Пайер говорил, понизив голос, в глазах его мерцало легкое смущение.
Барышня вышла неудовлетворенная и неуверенно зашагала к своей лавке. Не в ее привычках было наблюдать за улицей и людьми вокруг себя и делать выводы из этих наблюдений, но на этот раз она весьма внимательно озиралась по сторонам. Лавки стояли закрытые, однако это не придавало улицам праздничного вида. Прохожих было меньше, тишина – глубже. Улицы выглядели так, словно их за ночь замела и вычистила какая-то необыкновенная буря, оставившая после себя пустоту и страшное предчувствие нового вихря. На крышах и в окнах появлялись все новые черные флаги. В начале Большого Чурчилука находилась ее лавка – ее не тронули, тяжелая железная дверь, как и на прочих лавках, была закрыта крест-накрест двумя железными поперечинами. Не задерживаясь, она пошла почти пустыми улицами дальше, на Варош. Весо она застала в тесном, круто поднимающемся дворике, благоухающем цветами, сверкающем чистотой брусчатки и белых стен. В глубине двора, на камнях, покрытых белыми простынями, была разложена лапша. Весо, совершенно одетый – только на ногах были белые носки и шлепанцы, – сидел на камне и прутиком отгонял кур, покушавшихся на лапшу. Барышню возмутила эта мирная идиллия, в которой не было и следа ее забот и волнений.

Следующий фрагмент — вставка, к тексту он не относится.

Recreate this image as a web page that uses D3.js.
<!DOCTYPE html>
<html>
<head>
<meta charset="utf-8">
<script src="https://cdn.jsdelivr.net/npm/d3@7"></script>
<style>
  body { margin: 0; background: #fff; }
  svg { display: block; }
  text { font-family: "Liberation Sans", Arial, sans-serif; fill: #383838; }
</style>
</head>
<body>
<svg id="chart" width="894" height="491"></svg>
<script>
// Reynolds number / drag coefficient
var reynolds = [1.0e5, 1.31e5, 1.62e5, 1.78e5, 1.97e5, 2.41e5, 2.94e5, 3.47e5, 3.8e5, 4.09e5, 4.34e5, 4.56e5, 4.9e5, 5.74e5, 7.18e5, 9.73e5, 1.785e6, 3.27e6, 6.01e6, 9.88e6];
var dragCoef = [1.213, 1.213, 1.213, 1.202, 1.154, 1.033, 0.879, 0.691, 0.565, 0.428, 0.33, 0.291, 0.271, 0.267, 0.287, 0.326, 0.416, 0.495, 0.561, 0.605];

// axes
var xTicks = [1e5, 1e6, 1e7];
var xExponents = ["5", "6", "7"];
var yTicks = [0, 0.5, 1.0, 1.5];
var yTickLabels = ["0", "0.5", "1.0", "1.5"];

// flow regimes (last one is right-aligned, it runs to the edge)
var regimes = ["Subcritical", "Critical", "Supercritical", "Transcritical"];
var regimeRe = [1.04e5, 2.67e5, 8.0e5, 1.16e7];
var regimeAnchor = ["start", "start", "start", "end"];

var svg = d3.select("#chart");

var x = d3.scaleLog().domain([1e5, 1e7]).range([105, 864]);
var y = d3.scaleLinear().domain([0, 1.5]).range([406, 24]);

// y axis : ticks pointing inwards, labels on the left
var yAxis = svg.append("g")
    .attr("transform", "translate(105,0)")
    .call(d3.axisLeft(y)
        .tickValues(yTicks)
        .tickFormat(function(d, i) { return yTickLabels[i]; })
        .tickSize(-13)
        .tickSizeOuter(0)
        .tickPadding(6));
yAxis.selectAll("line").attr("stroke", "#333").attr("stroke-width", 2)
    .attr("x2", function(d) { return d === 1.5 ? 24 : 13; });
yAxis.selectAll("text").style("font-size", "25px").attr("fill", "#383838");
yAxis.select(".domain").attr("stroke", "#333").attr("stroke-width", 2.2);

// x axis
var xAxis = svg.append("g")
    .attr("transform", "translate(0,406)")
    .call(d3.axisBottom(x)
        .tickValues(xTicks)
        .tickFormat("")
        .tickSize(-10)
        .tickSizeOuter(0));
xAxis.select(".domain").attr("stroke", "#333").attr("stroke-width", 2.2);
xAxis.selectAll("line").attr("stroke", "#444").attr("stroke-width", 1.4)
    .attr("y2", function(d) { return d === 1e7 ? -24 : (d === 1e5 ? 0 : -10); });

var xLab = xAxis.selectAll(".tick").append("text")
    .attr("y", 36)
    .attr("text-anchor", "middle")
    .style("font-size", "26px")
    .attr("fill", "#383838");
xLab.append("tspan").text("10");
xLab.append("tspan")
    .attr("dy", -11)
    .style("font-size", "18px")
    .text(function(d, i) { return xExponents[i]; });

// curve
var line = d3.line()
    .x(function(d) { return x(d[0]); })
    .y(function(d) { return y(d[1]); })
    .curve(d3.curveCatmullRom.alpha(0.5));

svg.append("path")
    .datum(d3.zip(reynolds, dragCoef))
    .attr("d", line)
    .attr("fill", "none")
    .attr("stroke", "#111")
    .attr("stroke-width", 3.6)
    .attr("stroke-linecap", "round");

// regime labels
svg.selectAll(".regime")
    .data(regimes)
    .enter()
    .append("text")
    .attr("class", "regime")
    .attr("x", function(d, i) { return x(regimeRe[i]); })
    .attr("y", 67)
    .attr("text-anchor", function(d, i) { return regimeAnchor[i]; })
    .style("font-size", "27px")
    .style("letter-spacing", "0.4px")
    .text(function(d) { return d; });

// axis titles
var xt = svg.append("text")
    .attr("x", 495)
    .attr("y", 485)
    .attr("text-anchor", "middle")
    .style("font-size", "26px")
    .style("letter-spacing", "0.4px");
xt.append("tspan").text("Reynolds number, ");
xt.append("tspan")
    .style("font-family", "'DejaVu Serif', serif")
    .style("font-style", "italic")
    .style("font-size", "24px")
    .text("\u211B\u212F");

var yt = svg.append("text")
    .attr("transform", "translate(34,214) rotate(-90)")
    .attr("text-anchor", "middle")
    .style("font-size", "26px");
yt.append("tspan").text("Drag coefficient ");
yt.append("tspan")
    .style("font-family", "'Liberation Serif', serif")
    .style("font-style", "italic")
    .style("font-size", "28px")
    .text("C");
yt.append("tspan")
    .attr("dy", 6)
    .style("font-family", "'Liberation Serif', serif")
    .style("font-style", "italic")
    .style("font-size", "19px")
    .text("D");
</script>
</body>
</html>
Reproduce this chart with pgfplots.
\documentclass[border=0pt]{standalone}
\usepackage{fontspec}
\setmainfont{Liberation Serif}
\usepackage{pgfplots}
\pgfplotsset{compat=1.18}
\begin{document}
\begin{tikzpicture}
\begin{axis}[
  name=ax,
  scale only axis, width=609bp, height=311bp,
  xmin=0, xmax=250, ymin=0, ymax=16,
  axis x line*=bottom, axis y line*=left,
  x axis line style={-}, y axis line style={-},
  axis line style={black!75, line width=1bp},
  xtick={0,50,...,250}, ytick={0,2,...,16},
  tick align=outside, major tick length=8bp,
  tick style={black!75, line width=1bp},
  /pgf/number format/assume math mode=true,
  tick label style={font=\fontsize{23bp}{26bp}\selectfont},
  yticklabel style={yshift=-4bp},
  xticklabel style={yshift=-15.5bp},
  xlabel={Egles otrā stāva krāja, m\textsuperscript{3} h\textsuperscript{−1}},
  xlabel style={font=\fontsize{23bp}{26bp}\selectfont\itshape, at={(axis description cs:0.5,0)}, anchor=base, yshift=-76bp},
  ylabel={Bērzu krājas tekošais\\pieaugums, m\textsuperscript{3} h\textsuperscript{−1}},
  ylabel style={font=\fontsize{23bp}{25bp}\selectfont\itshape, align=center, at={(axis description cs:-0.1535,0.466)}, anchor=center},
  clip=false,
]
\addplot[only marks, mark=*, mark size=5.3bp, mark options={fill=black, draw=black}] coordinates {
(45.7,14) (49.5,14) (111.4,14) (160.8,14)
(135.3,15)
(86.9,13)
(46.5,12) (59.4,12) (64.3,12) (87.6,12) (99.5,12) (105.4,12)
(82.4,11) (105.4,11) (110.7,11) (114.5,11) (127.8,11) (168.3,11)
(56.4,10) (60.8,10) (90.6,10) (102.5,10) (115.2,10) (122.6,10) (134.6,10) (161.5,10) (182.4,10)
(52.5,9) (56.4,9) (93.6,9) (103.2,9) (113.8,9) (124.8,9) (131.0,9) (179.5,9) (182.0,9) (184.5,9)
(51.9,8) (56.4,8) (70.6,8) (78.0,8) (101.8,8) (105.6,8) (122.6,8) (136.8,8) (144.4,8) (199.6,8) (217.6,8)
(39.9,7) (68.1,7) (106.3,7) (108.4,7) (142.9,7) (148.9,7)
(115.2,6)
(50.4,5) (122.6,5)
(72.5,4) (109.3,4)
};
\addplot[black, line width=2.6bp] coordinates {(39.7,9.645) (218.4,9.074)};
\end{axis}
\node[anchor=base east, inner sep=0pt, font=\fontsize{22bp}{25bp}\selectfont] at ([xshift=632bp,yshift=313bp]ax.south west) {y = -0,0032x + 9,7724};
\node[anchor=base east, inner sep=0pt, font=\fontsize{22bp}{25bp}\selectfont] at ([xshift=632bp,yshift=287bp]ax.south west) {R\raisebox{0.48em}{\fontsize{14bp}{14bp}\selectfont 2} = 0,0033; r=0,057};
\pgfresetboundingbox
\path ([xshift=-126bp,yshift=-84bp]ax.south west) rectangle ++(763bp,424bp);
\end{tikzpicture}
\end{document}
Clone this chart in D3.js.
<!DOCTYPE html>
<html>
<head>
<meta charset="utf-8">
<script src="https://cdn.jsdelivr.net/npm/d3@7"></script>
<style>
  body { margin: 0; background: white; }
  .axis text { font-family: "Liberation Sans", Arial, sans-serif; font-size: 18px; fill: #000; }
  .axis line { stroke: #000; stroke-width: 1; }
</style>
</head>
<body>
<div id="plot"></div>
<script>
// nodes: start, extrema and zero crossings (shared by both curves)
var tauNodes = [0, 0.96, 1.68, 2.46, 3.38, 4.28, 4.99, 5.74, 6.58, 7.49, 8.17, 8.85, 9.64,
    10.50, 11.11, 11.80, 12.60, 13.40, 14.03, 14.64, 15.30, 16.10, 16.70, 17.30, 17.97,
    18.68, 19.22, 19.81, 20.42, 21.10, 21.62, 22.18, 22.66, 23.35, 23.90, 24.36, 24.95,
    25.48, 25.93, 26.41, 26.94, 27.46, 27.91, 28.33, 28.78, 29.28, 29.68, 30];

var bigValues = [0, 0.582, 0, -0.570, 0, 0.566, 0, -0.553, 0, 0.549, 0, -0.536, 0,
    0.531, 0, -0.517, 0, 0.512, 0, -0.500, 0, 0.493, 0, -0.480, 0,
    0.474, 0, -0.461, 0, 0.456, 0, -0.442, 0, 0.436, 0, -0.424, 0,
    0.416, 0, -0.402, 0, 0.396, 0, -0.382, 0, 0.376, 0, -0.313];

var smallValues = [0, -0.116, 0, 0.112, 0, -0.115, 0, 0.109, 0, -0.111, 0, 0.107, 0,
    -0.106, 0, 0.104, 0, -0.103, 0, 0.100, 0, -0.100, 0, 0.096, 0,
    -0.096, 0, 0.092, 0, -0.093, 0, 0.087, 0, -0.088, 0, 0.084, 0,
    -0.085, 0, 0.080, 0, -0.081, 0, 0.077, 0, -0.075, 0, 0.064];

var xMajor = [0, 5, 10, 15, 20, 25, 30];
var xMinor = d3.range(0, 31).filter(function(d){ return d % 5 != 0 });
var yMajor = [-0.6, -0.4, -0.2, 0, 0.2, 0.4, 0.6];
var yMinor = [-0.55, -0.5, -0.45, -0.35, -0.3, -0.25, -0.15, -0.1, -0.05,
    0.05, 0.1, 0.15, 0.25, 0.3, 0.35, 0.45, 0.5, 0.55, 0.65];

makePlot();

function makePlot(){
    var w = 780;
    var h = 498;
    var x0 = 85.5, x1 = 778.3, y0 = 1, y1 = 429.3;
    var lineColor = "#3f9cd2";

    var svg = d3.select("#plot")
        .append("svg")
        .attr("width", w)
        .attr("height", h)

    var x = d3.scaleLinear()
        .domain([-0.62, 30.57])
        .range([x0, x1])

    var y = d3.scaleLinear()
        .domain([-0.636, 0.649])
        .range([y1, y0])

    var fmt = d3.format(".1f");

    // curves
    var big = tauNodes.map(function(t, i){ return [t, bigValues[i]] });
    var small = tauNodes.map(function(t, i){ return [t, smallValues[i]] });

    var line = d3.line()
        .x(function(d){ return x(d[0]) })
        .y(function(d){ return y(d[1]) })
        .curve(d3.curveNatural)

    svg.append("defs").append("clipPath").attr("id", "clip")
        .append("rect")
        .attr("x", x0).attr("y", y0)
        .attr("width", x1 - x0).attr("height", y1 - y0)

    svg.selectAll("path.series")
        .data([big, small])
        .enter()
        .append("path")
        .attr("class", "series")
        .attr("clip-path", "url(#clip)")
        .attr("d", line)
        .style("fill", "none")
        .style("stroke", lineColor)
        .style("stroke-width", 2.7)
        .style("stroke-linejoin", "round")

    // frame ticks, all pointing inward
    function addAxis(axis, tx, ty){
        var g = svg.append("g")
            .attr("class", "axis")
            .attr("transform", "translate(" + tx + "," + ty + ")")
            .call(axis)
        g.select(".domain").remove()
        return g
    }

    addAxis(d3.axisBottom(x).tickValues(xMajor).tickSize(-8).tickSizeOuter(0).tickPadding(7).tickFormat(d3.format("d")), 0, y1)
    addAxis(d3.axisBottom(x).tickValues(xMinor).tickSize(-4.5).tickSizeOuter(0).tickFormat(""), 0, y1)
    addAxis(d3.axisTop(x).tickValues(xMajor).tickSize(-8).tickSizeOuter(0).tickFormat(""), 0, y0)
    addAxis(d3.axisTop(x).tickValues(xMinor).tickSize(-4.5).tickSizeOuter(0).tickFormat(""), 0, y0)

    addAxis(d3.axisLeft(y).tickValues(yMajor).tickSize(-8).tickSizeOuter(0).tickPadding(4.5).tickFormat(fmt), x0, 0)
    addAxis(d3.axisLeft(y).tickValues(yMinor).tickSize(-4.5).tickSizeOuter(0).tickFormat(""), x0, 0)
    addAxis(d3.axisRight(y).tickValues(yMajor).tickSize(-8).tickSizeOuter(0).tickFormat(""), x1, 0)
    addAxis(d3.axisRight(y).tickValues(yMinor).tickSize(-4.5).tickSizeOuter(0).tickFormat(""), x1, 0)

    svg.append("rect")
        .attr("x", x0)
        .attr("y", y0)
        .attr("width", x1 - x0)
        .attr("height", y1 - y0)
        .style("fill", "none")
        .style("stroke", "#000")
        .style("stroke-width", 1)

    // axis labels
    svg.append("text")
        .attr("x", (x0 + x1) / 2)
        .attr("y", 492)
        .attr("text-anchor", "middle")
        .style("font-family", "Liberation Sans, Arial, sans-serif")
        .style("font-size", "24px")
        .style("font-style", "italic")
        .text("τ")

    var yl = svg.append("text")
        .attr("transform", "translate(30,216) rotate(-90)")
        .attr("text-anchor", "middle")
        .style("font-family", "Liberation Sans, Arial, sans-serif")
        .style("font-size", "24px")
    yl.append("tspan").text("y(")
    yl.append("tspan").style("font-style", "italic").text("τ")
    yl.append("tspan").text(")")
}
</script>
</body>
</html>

– Весо, я пришла, чтоб решить, как нам быть с лавкой.
– Я и сам собирался проведать вас. Лавку я закрыл, как было приказано и как все прочие сделали. А там посмотрим…
– Как это «посмотрим»! Разве ты не видишь, что разгулявшийся сброд разоряет сербские дома и лавки? Надо что-то делать.
– Что же можно делать?
– Ну, можно черный флаг вывесить. В других лавках ведь вывешивают.